North Korean Football Team to Visit South — First Time in Seven Years
On May 11, 2026, the Korea Football Association (KFA) submitted a formal request asking South Korea’s government to allow a North Korean women’s football team to enter the country for an international match. Pyongyang-based Naegohyang Women’s FC is scheduled to travel to Suwon, 30 kilometers south of Seoul, on May 20 to face Suwon FC Women in the semifinals of the Asian Football Confederation Women’s Champions League. A Ministry of Unification official said the government would approve entry before the team’s planned arrival on May 17. This will be the first visit by a North Korean sports team to South Korea in more than seven years. Under the Inter-Korean Exchange and Cooperation Act, North Korean nationals require individual government approval to enter South Korea. The approval process involves coordination with multiple agencies. For investors tracking inter-Korean relations, this is a small but useful signal. Sports diplomacy has historically preceded broader engagement. If the visit proceeds smoothly, expect renewed discussion of cross-border economic projects, particularly in tourism and infrastructure.

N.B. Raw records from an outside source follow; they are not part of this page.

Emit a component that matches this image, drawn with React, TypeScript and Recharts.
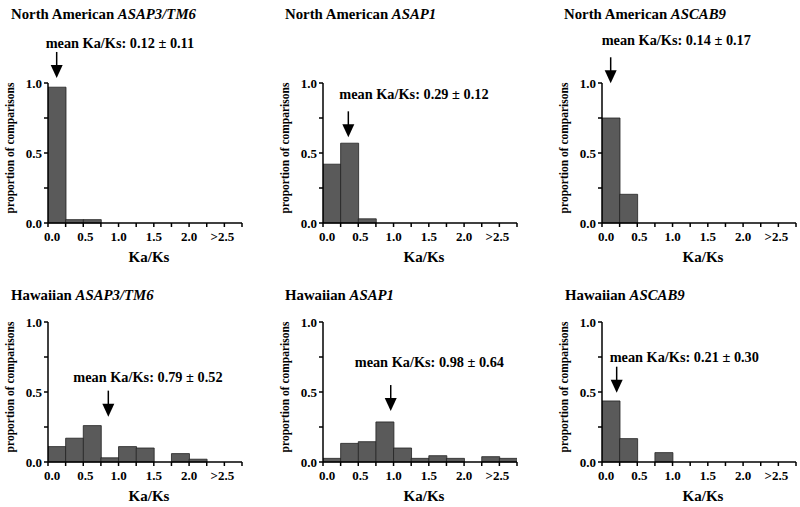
import { BarChart, Bar, XAxis, YAxis, ReferenceDot } from "recharts"

// histogram bins of Ka/Ks, width 0.25 (last bin holds everything above 2.5)
const bins = [
	"0.00-0.25", "0.25-0.50", "0.50-0.75", "0.75-1.00", "1.00-1.25", "1.25-1.50",
	"1.50-1.75", "1.75-2.00", "2.00-2.25", "2.25-2.50", ">2.50",
]
const binCenters = [0.125, 0.375, 0.625, 0.875, 1.125, 1.375, 1.625, 1.875, 2.125, 2.375, 2.625]

// proportion of comparisons per bin
const naAsap3 = [0.97, 0.024, 0.024, 0, 0, 0, 0, 0, 0, 0, 0]
const naAsap1 = [0.42, 0.57, 0.03, 0, 0, 0, 0, 0, 0, 0, 0]
const naAscab9 = [0.75, 0.205, 0, 0, 0, 0, 0, 0, 0, 0, 0]
const hwAsap3 = [0.11, 0.17, 0.26, 0.03, 0.11, 0.1, 0, 0.06, 0.02, 0, 0]
const hwAsap1 = [0.026, 0.133, 0.145, 0.286, 0.1, 0.026, 0.045, 0.026, 0, 0.038, 0.026]
const hwAscab9 = [0.436, 0.167, 0, 0.067, 0, 0, 0, 0, 0, 0, 0]

// axis ticks and their labels
const xTicks = [0, 0.25, 0.5, 0.75, 1, 1.25, 1.5, 1.75, 2, 2.25, 2.5, 2.75]
const xTickLabels = ["0.0", "", "0.5", "", "1.0", "", "1.5", "", "2.0", "", ">2.5", ""]
const yTicks = [0, 0.25, 0.5, 0.75, 1]
const yTickLabels = ["0.0", "", "0.5", "", "1.0"]

const FONT = "'Liberation Serif', 'Times New Roman', serif"
const colAxisX = [48, 323, 602]
const rowPlotTop = [83, 322]
const PLOT_H = 140

type Panel = {
	region: string
	gene: string
	values: number[]
	mean: string
	arrow: [number, number]
	textOffset: [number, number]
	col: number
	row: number
	titleX: number
}

const panels: Panel[] = [
	{ region: "North American ", gene: "ASAP3/TM6", values: naAsap3, mean: "mean Ka/Ks: 0.12 ± 0.11", arrow: [0.123, 1.036], textOffset: [-11, -30], col: 0, row: 0, titleX: 11 },
	{ region: "North American ", gene: "ASAP1", values: naAsap1, mean: "mean Ka/Ks: 0.29 ± 0.12", arrow: [0.359, 0.612], textOffset: [-9, -38], col: 1, row: 0, titleX: 285 },
	{ region: "North American ", gene: "ASCAB9", values: naAscab9, mean: "mean Ka/Ks: 0.14 ± 0.17", arrow: [0.123, 0.998], textOffset: [-9, -38], col: 2, row: 0, titleX: 564 },
	{ region: "Hawaiian ", gene: "ASAP3/TM6", values: hwAsap3, mean: "mean Ka/Ks: 0.79 ± 0.52", arrow: [0.855, 0.324], textOffset: [-35, -35], col: 0, row: 1, titleX: 11 },
	{ region: "Hawaiian ", gene: "ASAP1", values: hwAsap1, mean: "mean Ka/Ks: 0.98 ± 0.64", arrow: [0.96, 0.364], textOffset: [-36, -44], col: 1, row: 1, titleX: 285 },
	{ region: "Hawaiian ", gene: "ASCAB9", values: hwAscab9, mean: "mean Ka/Ks: 0.21 ± 0.30", arrow: [0.208, 0.495], textOffset: [-7, -31], col: 2, row: 1, titleX: 565 },
]

function XTick(props: any) {
	const { x, y, payload } = props
	const idx = xTicks.indexOf(payload.value)
	const label = idx >= 0 ? xTickLabels[idx] : ""
	const dx = payload.value === 0 ? 4 : payload.value === 0.5 ? 2 : payload.value === 2.5 ? -2 : 0
	return (
		<text x={x + dx} y={y + 12} textAnchor="middle" fontSize={13} fontWeight="bold" fontFamily={FONT} fill="#000" stroke="none">
			{label}
		</text>
	)
}

function YTick(props: any) {
	const { x, y, payload } = props
	const idx = yTicks.indexOf(payload.value)
	return (
		<text x={x} y={y + 4.5} textAnchor="end" fontSize={13} fontWeight="bold" fontFamily={FONT} fill="#000" stroke="none">
			{idx >= 0 ? yTickLabels[idx] : ""}
		</text>
	)
}

function MeanArrow({ cx, cy, text, dx, dy }: { cx: number; cy: number; text: string; dx: number; dy: number }) {
	return (
		<g>
			<line x1={cx} y1={cy - 26} x2={cx} y2={cy - 12} stroke="#000" strokeWidth={1.5} />
			<polygon points={`${cx - 6},${cy - 13} ${cx + 6},${cy - 13} ${cx},${cy}`} fill="#000" />
			<text x={cx + dx} y={cy + dy} fontSize={14.3} fontWeight="bold" fontFamily={FONT} fill="#000">
				{text}
			</text>
		</g>
	)
}

function Histogram({ p }: { p: Panel }) {
	const rows = bins.map((bin, i) => ({ bin, x: binCenters[i], value: p.values[i] }))
	const left = colAxisX[p.col] - 48
	const top = rowPlotTop[p.row] - 83
	return (
		<div style={{ position: "absolute", left, top }}>
			<BarChart
				width={250}
				height={270}
				data={rows}
				margin={{ top: 83, right: 8, left: 18, bottom: 0 }}
				barCategoryGap={0}
				barGap={0}
			>
				<XAxis
					dataKey="x"
					type="number"
					domain={[0, 2.75]}
					ticks={xTicks}
					interval={0}
					allowDataOverflow
					height={47}
					stroke="#000"
					strokeWidth={1.5}
					tickSize={4}
					tickMargin={2}
					axisLine
					tickLine
					tick={<XTick />}
				/>
				<YAxis
					domain={[0, 1]}
					ticks={yTicks}
					interval={0}
					width={30}
					stroke="#000"
					strokeWidth={1.5}
					tickSize={4}
					tickMargin={2}
					axisLine
					tickLine
					tick={<YTick />}
				/>
				<Bar dataKey="value" fill="#5a5a5a" stroke="#222" strokeWidth={0.8} isAnimationActive={false} />
				<ReferenceDot
					x={p.arrow[0]}
					y={p.arrow[1]}
					r={0}
					ifOverflow="visible"
					shape={(s: any) => (
						<MeanArrow cx={s.cx} cy={s.cy} text={p.mean} dx={p.textOffset[0]} dy={p.textOffset[1]} />
					)}
				/>
			</BarChart>
		</div>
	)
}

export default function App() {
	return (
		<div
			style={{
				position: "absolute",
				left: 0,
				top: 0,
				width: 800,
				height: 507,
				overflow: "hidden",
				background: "#fff",
				fontFamily: FONT,
			}}
		>
			{panels.map((p, i) => (
				<Histogram key={i} p={p} />
			))}
			<svg width={800} height={507} style={{ position: "absolute", left: 0, top: 0, pointerEvents: "none" }}>
				{panels.map((p, i) => {
					const ax = colAxisX[p.col]
					const pt = rowPlotTop[p.row]
					const titleY = p.row === 0 ? 18.5 : 300
					return (
						<g key={i} fontFamily={FONT} fontWeight="bold" fill="#000">
							<text x={p.titleX} y={titleY} fontSize={14.8}>
								{p.region}
								<tspan fontStyle="italic">{p.gene}</tspan>
							</text>
							<text x={ax + 101} y={pt + PLOT_H + 39} fontSize={15} textAnchor="middle">
								Ka/Ks
							</text>
							<text
								x={ax - 34}
								y={pt + PLOT_H / 2 - 5}
								fontSize={11.5}
								textAnchor="middle"
								transform={`rotate(-90 ${ax - 34} ${pt + PLOT_H / 2 - 5})`}
							>
								proportion of comparisons
							</text>
						</g>
					)
				})}
			</svg>
		</div>
	)
}
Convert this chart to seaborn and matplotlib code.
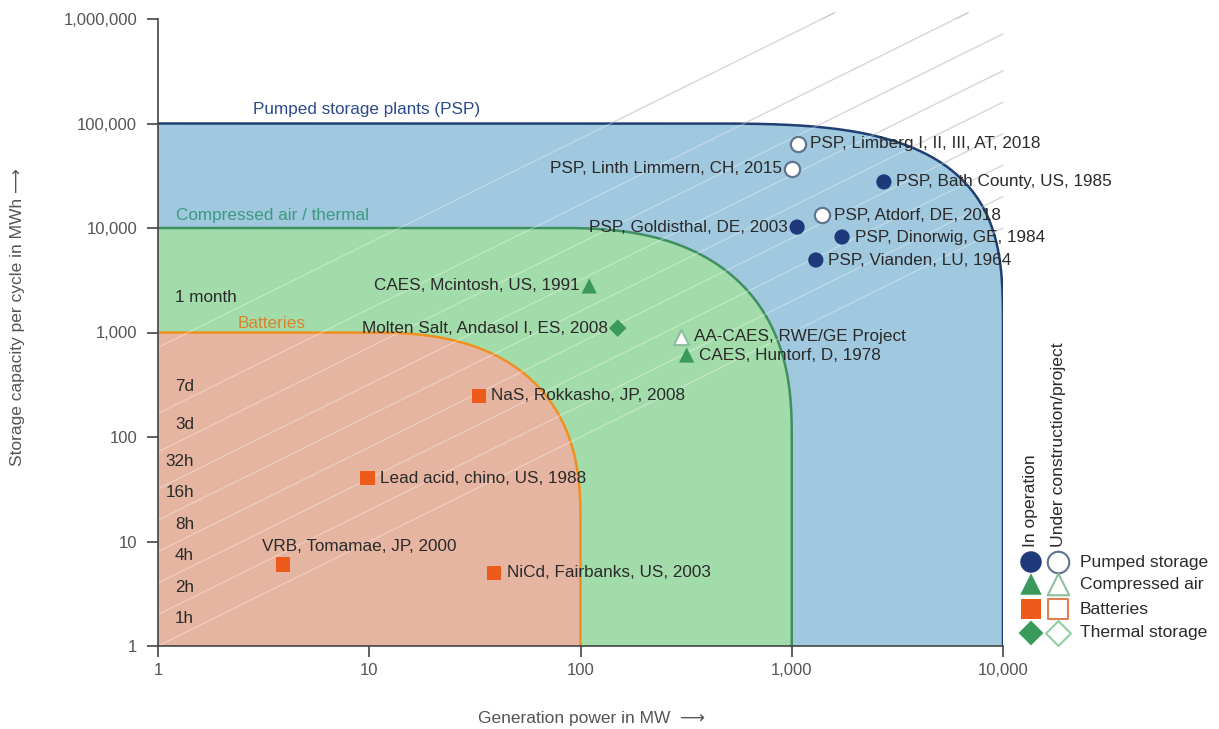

If protests erupt or the North cancels last-minute, it will confirm that détente remains fragile. Either way, watch for follow-on moves in the coming weeks.
The Strait of Hormuz attack is the most important story today because it forces Seoul into a binary choice: join the US naval coalition and risk deeper entanglement in the Middle East, or stay out and signal strategic drift from Washington. That choice will shape South Korean foreign policy for years. The OPCON debate, the domestic political firefight, and the North Korean football visit are all secondary indicators of the same underlying question: how much strategic autonomy does Seoul actually have? Right now, the answer is unclear. Track defense budgets, insurance premiums, and convoy deployments in the Persian Gulf. Those will tell you more than any press release.